LEAD Status Report
May 2004
Doug Lindholm
Tom Baltzer
Mohan Ramamurthy
Overview
The Linked Environments for Atmospheric Discovery (
LEAD) is a National Science Foundation
Large Information Technology Research (ITR) project that is creating
an integrated, scalable cyberinfrastructure for mesoscale meteorology
research and education. It is a five year effort that started in the
Fall of 2003.
The UPC is working in collaboration with seven other University partners to set
up a collection of test bed computer systems to support the research
and educational goals of the LEAD project. Each test bed, including
one at the UPC, will integrate existing and new tools (e.g. for data
gathering, serving, mining, assimilation, and forecast modeling) and
enable them to interoperate under the dynamic control of a Grid
environment.
Unidata's Role in LEAD
The primary roles that Unidata will play in the near term in the LEAD effort include:
- Support data delivery to the LEAD test beds via the IDD, LDM, and decoders.
- Provide data discovery and access mechanisms via THREDDS, OPeNDAP, ADDE, and NetCDF.
- Provide visualization and analysis capabilities via the IDV.
- Enhance Unidata tools to work in a Grid and Web Services environment.
- Help design and implement the software architecture of the LEAD Grid test beds.
- Help define the meteorology research and education use case scenarios that drive the
development.
Benefits to Unidata Community
In addition to meeting the goals of the LEAD project, Unidata's
efforts toward these ends will enhance our ability to serve the
community. In fact, we are concentrating our efforts initially on the
aspects of LEAD in which we think our community is most interested.
Some of the community benefits will include:
- Improved procedures for tool installation and configuration.
- Improved documentation of existing Unidata tools.
- Enhanced tool features and capabilities.
- Improved interoperability between and better integration of Unidata tools and systems.
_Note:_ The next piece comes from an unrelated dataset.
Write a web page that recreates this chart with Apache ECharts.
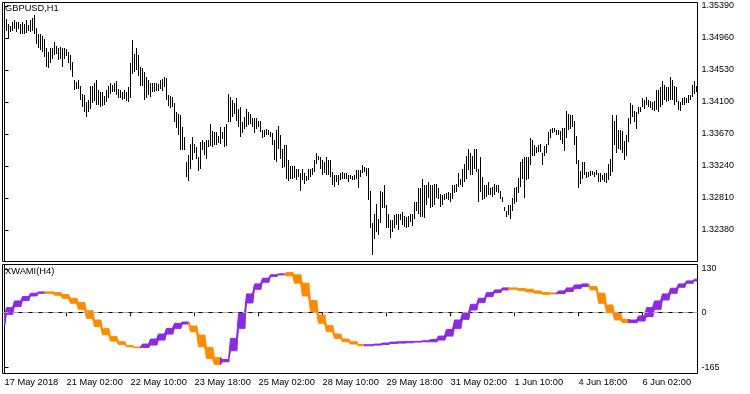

- UPC expertise in the installation and operation of WRF, data assimilation, data mining,
and Grid and Web Service technologies.
- Access to atmospheric discovery capabilities unachievable today.
Recent Accomplishments
- Hired two new software engineers (Doug Lindholm and Tom Baltzer) fully funded by LEAD.
- Acquired and installed the test bed hardware and began experimenting with cluster
architecture.
- Acquired and installed the Access Grid node
in the UPC conference room and Director's office.
- Documented details of the initial seven LEAD data products.
- Installed and configured the LDM and decoders on the UPC test bed to support LEAD's
seven initial data products.
- Documented LDM and decoder installation and configuration procedures and provided
support for other LEAD test beds.
- Contributed to the LEAD data architecture design.
- Contributed to the design of the initial building block (BB0) of the LEAD data sub-system.
- Contributed to the specification of the initial test bed software stack (TB0).
- Provided a Web Start link to a sample, LEAD specific configuration of the IDV.
- Gave a "self-education" presentation on the topic of LDM and decoders to other LEAD
institutions.
- Attended regular meetings of the LEAD sub-groups via the Access Grid.
Ongoing Efforts
- Install and support Unidata tools (LDM, decoders, THREDDS, OPeNDAP, ADDE) on the LEAD test beds.
- Provide a Web Start link to a custom configuration of the IDV via the MyLEAD portal.
- Implement initial software components (TB0) on the UPC LEAD test bed.
- Integrate Unidata's data systems with the University of Oklahoma's
ADAS data assimilation system and the
WRF model.
- Enhance the capabilities of Unidata tools.